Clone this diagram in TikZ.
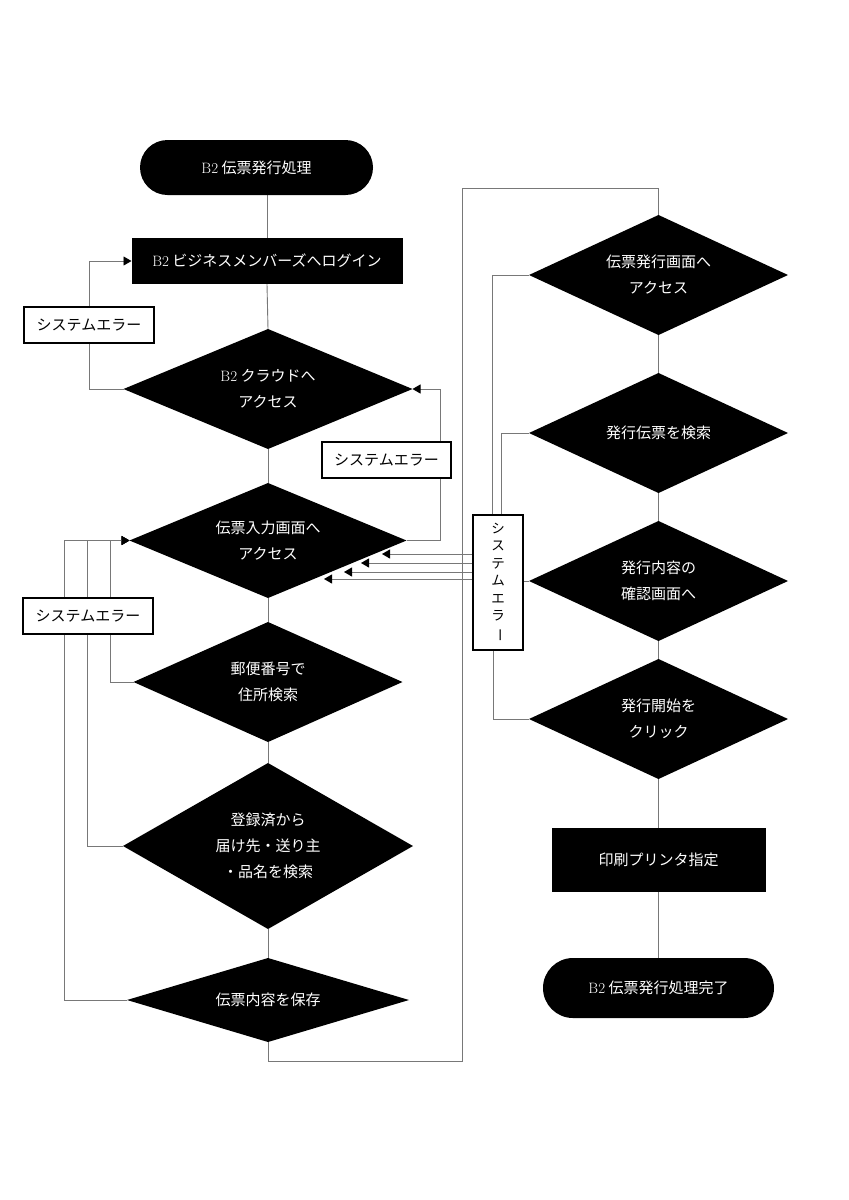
\documentclass[tikz,border=0pt]{standalone}
\usepackage{fontspec}
\usepackage{graphicx}
\newfontfamily\cjk{Noto Sans CJK JP}
\usetikzlibrary{shapes.geometric,arrows.meta}
\pgfdeclarelayer{bg}
\pgfsetlayers{bg,main}
\definecolor{lncol}{RGB}{120,120,120}
\newcommand\Btwo{{\rmfamily B2}}
\begin{document}
\begin{tikzpicture}[x=1pt,y=-1pt,
  every node/.style={inner sep=0pt,outer sep=0pt},
  txt/.style={font=\cjk\fontsize{15}{26}\selectfont,align=center},
  dia/.style={diamond,aspect=2.5,fill=black,text=white,txt},
  blk/.style={rectangle,fill=black,text=white,txt},
  term/.style={rectangle,fill=black,text=white,txt},
  err/.style={rectangle,draw=black,line width=1.5pt,fill=white,txt},
  ln/.style={draw=lncol,line width=0.9pt},
  arr/.style={ln,-{Triangle[length=8pt,width=9pt,color=black]}}
]
\useasboundingbox (0,0) rectangle (849,1200);

% left column
\node[term,rounded corners=27.5pt,minimum width=233,minimum height=55] (start) at (256.5,167.5) {\Btwo\ 伝票発行処理};
\node[blk,minimum width=271,minimum height=46] (login) at (267,261) {\Btwo\ ビジネスメンバーズへログイン};
\node[dia,minimum width=289,minimum height=120] (d1) at (268,389) {\Btwo\ クラウドへ\\アクセス};
\node[dia,minimum width=277,minimum height=115] (d2) at (268,540.5) {伝票入力画面へ\\アクセス};
\node[dia,minimum width=269,minimum height=120] (d3) at (268,682) {郵便番号で\\住所検索};
\node[dia,minimum width=290,minimum height=166] (d4) at (268,846) {登録済から\\届け先・送り主\\・品名を検索};
\node[dia,minimum width=282,minimum height=84] (d5) at (268,1000) {伝票内容を保存};

\node[err,minimum width=130,minimum height=36] (err1) at (89,325) {システムエラー};
\node[err,minimum width=129,minimum height=36] (err2) at (386.5,460) {システムエラー};
\node[err,minimum width=130,minimum height=36] (err3) at (88,616) {システムエラー};
\node[err,minimum width=50,minimum height=135,font=\cjk\fontsize{13.5}{17.5}\selectfont] (err4) at (498,582.5)
  {シ\\ス\\テ\\ム\\エ\\ラ\\\rotatebox[origin=c]{-90}{ー}};

% right column
\node[dia,minimum width=259,minimum height=120] (d6) at (658.5,275) {伝票発行画面へ\\アクセス};
\node[dia,minimum width=259,minimum height=120] (d7) at (658.5,433) {発行伝票を検索};
\node[dia,minimum width=259,minimum height=120] (d8) at (658.5,581) {発行内容の\\確認画面へ};
\node[dia,minimum width=259,minimum height=120] (d9) at (658.5,719) {発行開始を\\クリック};
\node[blk,minimum width=214,minimum height=64] (prn) at (658.5,860) {印刷プリンタ指定};
\node[term,rounded corners=30pt,minimum width=231,minimum height=60] (end) at (658.5,988) {\Btwo\ 伝票発行処理完了};

% helper coordinates
\coordinate (c64) at (64,0);
\coordinate (c87) at (87,0);
\coordinate (c110) at (110,0);
\coordinate (c440) at (440,0);
\coordinate (c492) at (492,0);
\coordinate (c501) at (501,0);
\coordinate (c493) at (493,0);
\coordinate (loopB) at (268,1061);
\coordinate (loopT) at (462,188);
\coordinate (t1) at (382,554);
\coordinate (t2) at (361,563);
\coordinate (t3) at (344,572);
\coordinate (t4) at (324,579);

\begin{pgfonlayer}{bg}
% main flow
\draw[ln] (start.south -| login.north) -- (login.north);
\draw[ln] (login.south) -- (d1.north);
\draw[ln] (d1.south) -- (d2.north);
\draw[ln] (d2.south) -- (d3.north);
\draw[ln] (d3.south) -- (d4.north);
\draw[ln] (d4.south) -- (d5.north);
\draw[ln] (d5.south) -- (loopB) -| (loopT) -| (d6.north);
\draw[ln] (d6.south) -- (d7.north);
\draw[ln] (d7.south) -- (d8.north);
\draw[ln] (d8.south) -- (d9.north);
\draw[ln] (d9.south) -- (prn.north);
\draw[ln] (prn.south) -- (end.north);
% error loops, left
\draw[ln] (d1.west) -| (err1.south);
\draw[arr] (err1.north) |- (login.west);
\draw[ln] (d2.east) -| (c440 |- err2.south);
\draw[arr] (c440 |- err2.north) |- (d1.east);
\draw[ln] (d3.west) -| (c110 |- err3.south);
\draw[arr] (c110 |- err3.north) |- (d2.west);
\draw[arr] (d4.west) -| (c87 |- d2.west) -- (d2.west);
\draw[arr] (d5.west) -| (c64 |- d2.west) -- (d2.west);
% error loops, right
\draw[ln] (c492 |- err4.north) |- (d6.west);
\draw[ln] (c501 |- err4.north) |- (d7.west);
\draw[ln] (err4.east |- d8.west) -- (d8.west);
\draw[ln] (c493 |- err4.south) |- (d9.west);
\draw[arr] (err4.west |- t1) -- (t1);
\draw[arr] (err4.west |- t2) -- (t2);
\draw[arr] (err4.west |- t3) -- (t3);
\draw[arr] (err4.west |- t4) -- (t4);
\end{pgfonlayer}
\end{tikzpicture}
\end{document}
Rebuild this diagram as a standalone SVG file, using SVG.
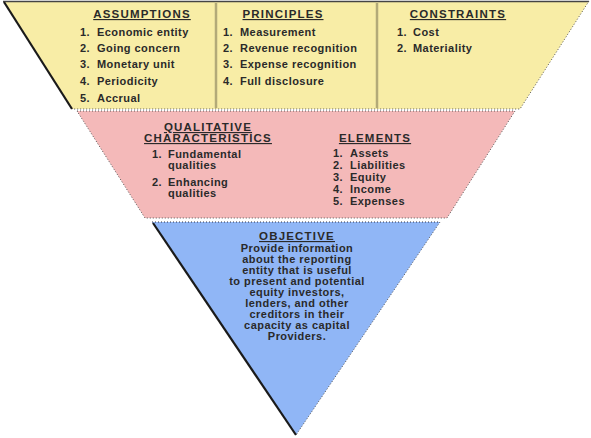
<svg xmlns="http://www.w3.org/2000/svg" width="591" height="438" viewBox="0 0 591 438">
<style>
.t{font-family:"Liberation Sans",Arial,sans-serif;font-size:11px;font-weight:bold;fill:#2a2a2a;letter-spacing:0.45px;}
.h{text-decoration:underline;text-anchor:middle;font-size:11.5px;letter-spacing:1.2px;}
.c{text-anchor:middle;}
.dark{stroke:#1a1a1a;stroke-width:2.2;fill:none;}
.dot{stroke:#555;stroke-width:1;stroke-dasharray:1 2;fill:none;}
.div{stroke:#b3aa78;stroke-width:2.5;}
</style>
<rect width="591" height="438" fill="#ffffff"/>
<g id="assumptions-principles-constraints">
<polygon points="3,1 589,1 520,109 72,109" fill="#f8eda6"/>
<line x1="3" y1="1.5" x2="589" y2="1.5" stroke="#444" stroke-width="1.5"/>
<line class="dark" x1="4" y1="2" x2="72" y2="109"/>
<polyline class="dot" points="589,1 520,109 72,109"/>
<line class="div" x1="216" y1="3" x2="216" y2="108"/>
<line class="div" x1="377" y1="3" x2="377" y2="108"/>
<g id="assumptions">
<text class="t h" x="142" y="18">ASSUMPTIONS</text>
<text class="t" x="80" y="36">1.</text><text class="t" x="97" y="36">Economic entity</text>
<text class="t" x="80" y="52">2.</text><text class="t" x="97" y="52">Going concern</text>
<text class="t" x="80" y="68">3.</text><text class="t" x="97" y="68">Monetary unit</text>
<text class="t" x="80" y="85">4.</text><text class="t" x="97" y="85">Periodicity</text>
<text class="t" x="80" y="102">5.</text><text class="t" x="97" y="102">Accrual</text>
</g>
<g id="principles">
<text class="t h" x="283" y="18">PRINCIPLES</text>
<text class="t" x="223" y="36">1.</text><text class="t" x="240" y="36">Measurement</text>
<text class="t" x="223" y="52">2.</text><text class="t" x="240" y="52">Revenue recognition</text>
<text class="t" x="223" y="68">3.</text><text class="t" x="240" y="68">Expense recognition</text>
<text class="t" x="223" y="85">4.</text><text class="t" x="240" y="85">Full disclosure</text>
</g>
<g id="constraints">
<text class="t h" x="458" y="18">CONSTRAINTS</text>
<text class="t" x="397" y="36">1.</text><text class="t" x="413" y="36">Cost</text>
<text class="t" x="397" y="52">2.</text><text class="t" x="413" y="52">Materiality</text>
</g>
</g>
<g id="qualitative-elements">
<polygon points="77,111 515,111 447,218 145,218" fill="#f4b9b9"/>
<polyline class="dot" points="77,111 515,111 447,218 145,218 77,111"/>
<g id="qualitative">
<text class="t h" x="208" y="131">QUALITATIVE</text>
<text class="t h" x="208" y="142">CHARACTERISTICS</text>
<text class="t" x="152" y="158">1.</text><text class="t" x="168" y="158">Fundamental</text>
<text class="t" x="168" y="169">qualities</text>
<text class="t" x="152" y="186">2.</text><text class="t" x="168" y="186">Enhancing</text>
<text class="t" x="168" y="197">qualities</text>
</g>
<g id="elements">
<text class="t h" x="375" y="142">ELEMENTS</text>
<text class="t" x="333" y="157">1.</text><text class="t" x="350" y="157">Assets</text>
<text class="t" x="333" y="169">2.</text><text class="t" x="350" y="169">Liabilities</text>
<text class="t" x="333" y="181">3.</text><text class="t" x="350" y="181">Equity</text>
<text class="t" x="333" y="193">4.</text><text class="t" x="350" y="193">Income</text>
<text class="t" x="333" y="205">5.</text><text class="t" x="350" y="205">Expenses</text>
</g>
</g>
<g id="objective">
<polygon points="152,222 440,222 296,435" fill="#90b6f6"/>
<line x1="152" y1="222" x2="440" y2="222" stroke="#334" stroke-width="1" stroke-dasharray="1 2"/>
<line class="dark" x1="153" y1="223" x2="296" y2="435"/>
<line class="dot" x1="440" y1="222" x2="296" y2="435"/>
<text class="t h" x="297" y="240">OBJECTIVE</text>
<text class="t c" x="297" y="252">Provide information</text>
<text class="t c" x="297" y="263">about the reporting</text>
<text class="t c" x="297" y="274">entity that is useful</text>
<text class="t c" x="297" y="285">to present and potential</text>
<text class="t c" x="297" y="296">equity investors,</text>
<text class="t c" x="297" y="307">lenders, and other</text>
<text class="t c" x="297" y="318">creditors in their</text>
<text class="t c" x="297" y="329">capacity as capital</text>
<text class="t c" x="297" y="340">Providers.</text>
</g>
</svg>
-------------------------
_Task to complete_. Repeat exactly the lines from the first line of the records above through the line containing "(0,0) rectangle (849,1200);", leaving out the pictures.

_Result_.
Clone this diagram in TikZ.
\documentclass[tikz,border=0pt]{standalone}
\usepackage{fontspec}
\usepackage{graphicx}
\newfontfamily\cjk{Noto Sans CJK JP}
\usetikzlibrary{shapes.geometric,arrows.meta}
\pgfdeclarelayer{bg}
\pgfsetlayers{bg,main}
\definecolor{lncol}{RGB}{120,120,120}
\newcommand\Btwo{{\rmfamily B2}}
\begin{document}
\begin{tikzpicture}[x=1pt,y=-1pt,
  every node/.style={inner sep=0pt,outer sep=0pt},
  txt/.style={font=\cjk\fontsize{15}{26}\selectfont,align=center},
  dia/.style={diamond,aspect=2.5,fill=black,text=white,txt},
  blk/.style={rectangle,fill=black,text=white,txt},
  term/.style={rectangle,fill=black,text=white,txt},
  err/.style={rectangle,draw=black,line width=1.5pt,fill=white,txt},
  ln/.style={draw=lncol,line width=0.9pt},
  arr/.style={ln,-{Triangle[length=8pt,width=9pt,color=black]}}
]
\useasboundingbox (0,0) rectangle (849,1200);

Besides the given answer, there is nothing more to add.